Regular game days, regional failover drills, backup validation, and dependency mapping are essential. Enterprises should simulate realistic scenarios such as payment provider instability, regional cloud disruption, corrupted inventory feeds, or failed deployment rollback during a promotion. These exercises expose operational continuity gaps that standard infrastructure tests miss.
Cloud ERP modernization is part of retail scalability planning
Retail SaaS platforms often depend on ERP systems for pricing, inventory, fulfillment, finance, and procurement workflows. When seasonal demand rises, ERP-connected processes can become the hidden bottleneck. If the cloud front end scales but ERP integration remains synchronous, fragile, or batch-constrained, the business still experiences operational failure.

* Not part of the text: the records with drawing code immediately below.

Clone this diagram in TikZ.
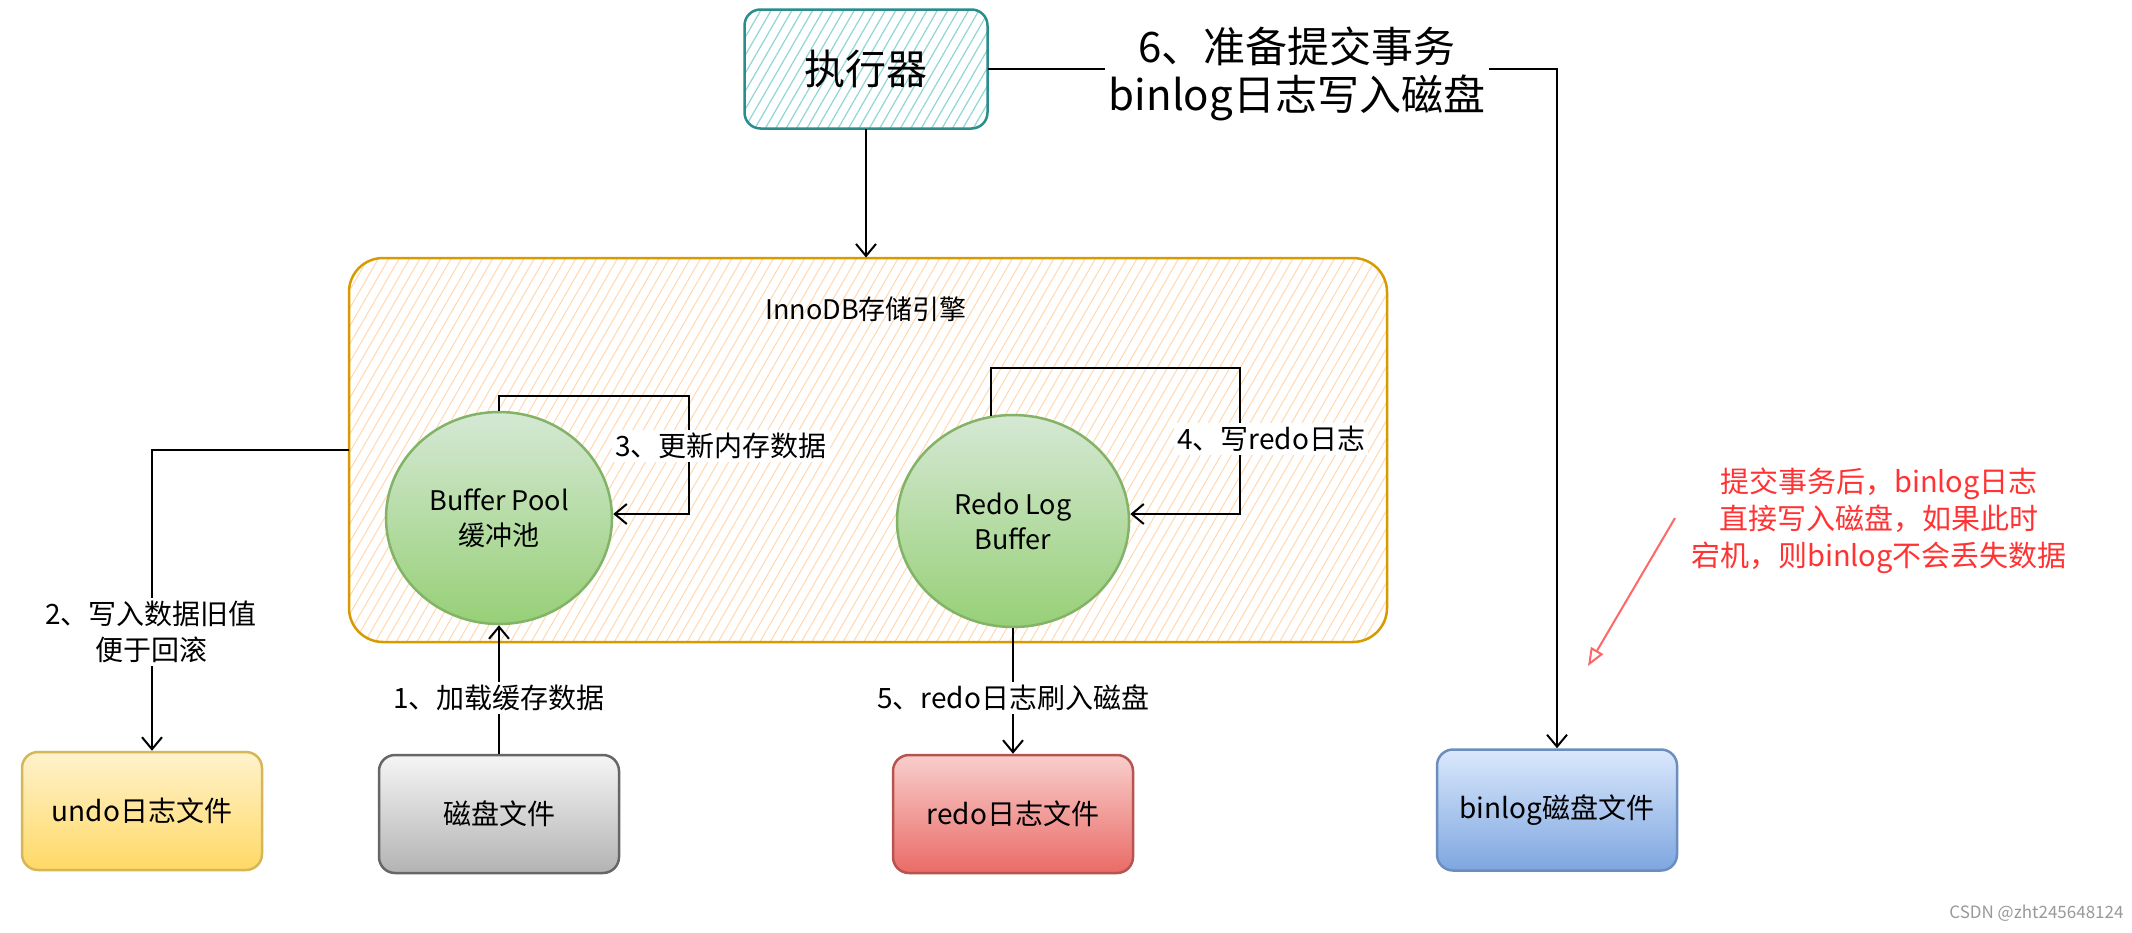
\documentclass[tikz,border=0pt]{standalone}
\usepackage{fontspec}
\setmainfont{Noto Sans CJK SC}
\usetikzlibrary{arrows.meta,patterns.meta,shapes.geometric,calc}
\definecolor{tealS}{HTML}{2A8C8C}
\definecolor{tealH}{HTML}{8FD6D6}
\definecolor{innoS}{HTML}{D79B00}
\definecolor{innoH}{HTML}{FFD8B0}
\definecolor{grnT}{HTML}{D5E8D4}
\definecolor{grnB}{HTML}{97D077}
\definecolor{grnS}{HTML}{82B366}
\definecolor{yelT}{HTML}{FFF2CC}
\definecolor{yelB}{HTML}{FFD966}
\definecolor{yelS}{HTML}{D6B656}
\definecolor{gryT}{HTML}{F5F5F5}
\definecolor{gryB}{HTML}{B3B3B3}
\definecolor{gryS}{HTML}{666666}
\definecolor{redT}{HTML}{F8CECC}
\definecolor{redB}{HTML}{EA6B66}
\definecolor{redS}{HTML}{B85450}
\definecolor{bluT}{HTML}{DAE8FC}
\definecolor{bluB}{HTML}{7EA6E0}
\definecolor{bluS}{HTML}{6C8EBF}
\definecolor{noteC}{HTML}{FF3333}
\definecolor{noteA}{HTML}{FF6666}
\begin{document}
\begin{tikzpicture}[x=1pt,y=-1pt,
  filebox/.style={draw, line width=2.5pt, rounded corners=16pt, minimum width=240pt, minimum height=118pt, inner sep=0pt, font=\fontsize{28}{32}\selectfont},
  ell/.style={ellipse, draw=grnS, line width=2.5pt, top color=grnT, bottom color=grnB, inner sep=0pt, align=center, font=\fontsize{27}{35}\selectfont},
  lbl/.style={fill=white, inner sep=3pt, align=center, font=\fontsize{28}{36}\selectfont},
  arr/.style={line width=2pt, -{Straight Barb[length=12pt,width=20pt,line width=2pt]}},
  ln/.style={line width=2pt}
]
\useasboundingbox[fill=white] (0,0) rectangle (2132,932);

% executor
\node[draw=tealS, line width=2.5pt, rounded corners=16pt, minimum width=243pt, minimum height=119pt,
  pattern={Lines[angle=60,distance=9pt,line width=1.2pt]}, pattern color=tealH,
  font=\fontsize{41}{46}\selectfont] (exec) at (866,69) {执行器};

% InnoDB container
\node[draw=innoS, line width=2.5pt, rounded corners=34pt, minimum width=1038pt, minimum height=384pt,
  pattern={Lines[angle=60,distance=9pt,line width=1pt]}, pattern color=innoH] (inno) at (868,450) {};
\node[font=\fontsize{27}{30}\selectfont] (innol) at (866,309) {InnoDB存储引擎};

% ellipses
\node[ell, minimum width=226pt, minimum height=212pt] (bp) at (499,518) {Buffer Pool\\缓冲池};
\node[ell, minimum width=232pt, minimum height=212pt] (rlb) at (1013,521) {Redo Log\\Buffer};

% file boxes
\node[filebox, draw=yelS, top color=yelT, bottom color=yelB] (undo) at (142,811) {undo日志文件};
\node[filebox, draw=gryS, top color=gryT, bottom color=gryB] (disk) at (499,814) {磁盘文件};
\node[filebox, draw=redS, top color=redT, bottom color=redB] (redo) at (1013,814) {redo日志文件};
\node[filebox, draw=bluS, top color=bluT, bottom color=bluB, minimum height=121pt] (binlog) at (1557,810) {binlog磁盘文件};

% connectors
\coordinate (l3) at (689,396);
\coordinate (l4a) at (991,368);
\coordinate (l4b) at (1240,368);
\draw[arr] (exec.south) -- (exec.south |- inno.north);
\draw[arr] (exec.east) -| (binlog.north);
\draw[arr] (inno.west) -| ([xshift=10pt]undo.north);
\draw[arr] (disk.north) -- (bp.south);
\draw[arr] (rlb.south) -- (redo.north);
\draw[arr] (bp.north) |- (l3) |- ([yshift=4pt]bp.east);
\draw[arr] ([xshift=-22pt,yshift=-2pt]rlb.north) -- (l4a) -- (l4b) |- ([yshift=7pt]rlb.east);

% labels
\node[lbl, font=\fontsize{42}{48}\selectfont, inner sep=4pt] (t6) at (1297,74) {6、准备提交事务\\binlog日志写入磁盘};
\node[lbl] (t2) at (151,632) {2、写入数据旧值\\便于回滚};
\node[lbl] (t1) at (499,698) {1、加载缓存数据};
\node[lbl] (t5) at (1013,698) {5、redo日志刷入磁盘};
\node[lbl] (t3) at (721,446) {3、更新内存数据};
\node[lbl] (t4) at (1271,439) {4、写redo日志};

% red note
\node[text=noteC, align=center, font=\fontsize{29}{37}\selectfont] (note) at (1879,521)
  {提交事务后，binlog日志\\直接写入磁盘，如果此时\\宕机，则binlog不会丢失数据};
\coordinate (na) at (1675,518);
\coordinate (nb) at (1588,666);
\draw[noteA, line width=2pt, -{Triangle[open,length=18pt,width=14pt,line width=2pt]}] (na) -- (nb);

% watermark
\node[text=gray!80, font=\fontsize{17}{20}\selectfont, anchor=east] (wm) at (2127,913) {CSDN @zht245648124};
\end{tikzpicture}
\end{document}
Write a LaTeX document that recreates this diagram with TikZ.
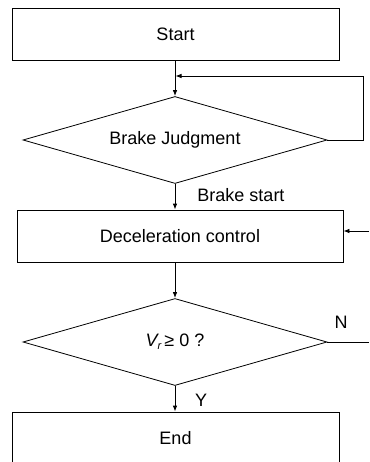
\documentclass[tikz,border=0pt]{standalone}
\usepackage{fontspec}
\setmainfont{Liberation Sans}
\usetikzlibrary{shapes.geometric,arrows.meta}
\begin{document}
\begin{tikzpicture}[x=1pt,y=-1pt,
  box/.style={draw,line width=0.8pt,rectangle,minimum height=52pt,inner sep=0pt,font=\fontsize{18}{22}\selectfont},
  dia/.style={draw,line width=0.8pt,diamond,aspect=3.5,minimum width=304pt,minimum height=87pt,inner sep=0pt,font=\fontsize{18}{22}\selectfont},
  arr/.style={line width=0.8pt,-{Latex[length=6pt,width=4.5pt]}},
  ln/.style={line width=0.8pt},
  lbl/.style={font=\fontsize{18}{22}\selectfont,inner sep=0pt}]
\useasboundingbox (0,0) rectangle (369,462);
\clip (0,0) rectangle (369,462);
\node[box,minimum width=327pt] (start) at (175.5,34) {Start};
\node[dia] (bj) at (175,140) {Brake Judgment};
\node[box,minimum width=326pt] (dec) at (180,236) {Deceleration control};
\node[dia] (vr) at (175,342) {{\itshape V}\raisebox{-0.35ex}{\fontsize{11}{12}\selectfont\itshape r}\,≥ 0 ?};
\node[box,minimum width=327pt] (end) at (175.5,438) {End};
\coordinate (fbin) at (175.5,76);
\coordinate (fbc1) at (363,140);
\coordinate (fbc2) at (363,76);
\coordinate (decin) at (369,231);
\coordinate (nout) at (369,342);
\draw[arr] (start.south -| bj.north) -- (bj.north);
\draw[ln] (bj.east) -- (fbc1) -- (fbc2);
\draw[arr] (fbc2) -- (fbin);
\draw[arr] (bj.south) -- (bj.south |- dec.north);
\draw[arr] (decin) -- (decin -| dec.east);
\draw[arr] (dec.south -| vr.north) -- (vr.north);
\draw[ln] (vr.east) -- (nout);
\draw[arr] (vr.south) -- (vr.south |- end.north);
\node[lbl] (bs) at (241,195) {Brake start};
\node[lbl] (nl) at (341,322) {N};
\node[lbl] (yl) at (201,400) {Y};
\end{tikzpicture}
\end{document}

Enterprise architecture teams should treat cloud ERP modernization as part of the scalability roadmap. This may involve API mediation layers, event-driven integration, data replication for read-heavy scenarios, queue-based decoupling, and workflow prioritization for critical transactions. The objective is to preserve enterprise interoperability while reducing the risk that back-office constraints limit customer-facing performance.
This is particularly important for omnichannel retailers where store systems, warehouse platforms, e-commerce services, and finance applications must remain synchronized. Scalability planning that excludes ERP and operational systems is incomplete.
Cost optimization should support, not undermine, resilience
Retail organizations often face pressure to optimize cloud spend immediately after peak events. The risk is that cost reduction programs remove the very redundancy and observability capabilities that protected revenue during high demand. Enterprise cost governance should therefore distinguish between waste and resilience investment.
Practical optimization measures include rightsizing noncritical environments, using autoscaling with tested thresholds, scheduling lower-priority workloads, optimizing storage tiers, and negotiating reserved or committed usage for predictable baseline demand. At the same time, leaders should preserve budget for standby capacity, cross-region replication, observability tooling, and incident automation where business impact justifies it.
- Define peak and non-peak capacity baselines so finance and engineering share a common view of justified spend.
- Tag services by business criticality to support chargeback, prioritization, and resilience-aware budgeting.
- Use cost anomaly detection during promotional periods to identify runaway scaling, misconfigured jobs, or abusive traffic patterns.
- Review post-peak utilization data to refine autoscaling policies rather than defaulting to permanent overprovisioning.
Executive recommendations for retail SaaS scalability planning
First, align scalability planning with business calendars, not just technical roadmaps. Peak readiness should begin months before major retail events and include architecture review, load testing, dependency analysis, release governance, and recovery drills. Second, invest in platform engineering capabilities that standardize deployment automation and reduce change risk across product teams.
Third, establish a cloud governance model that prioritizes critical transaction paths, enforces infrastructure standards, and links cost controls to service criticality. Fourth, modernize integration architecture so ERP, fulfillment, and partner systems do not become the limiting factor during demand surges. Finally, measure success through operational resilience outcomes: transaction continuity, recovery speed, deployment stability, and business service visibility.
Retail SaaS scalability planning is ultimately about protecting revenue under uncertainty. Enterprises that combine cloud-native modernization, resilience engineering, observability, and governance are better positioned to scale through seasonal volatility without sacrificing reliability, cost discipline, or customer trust.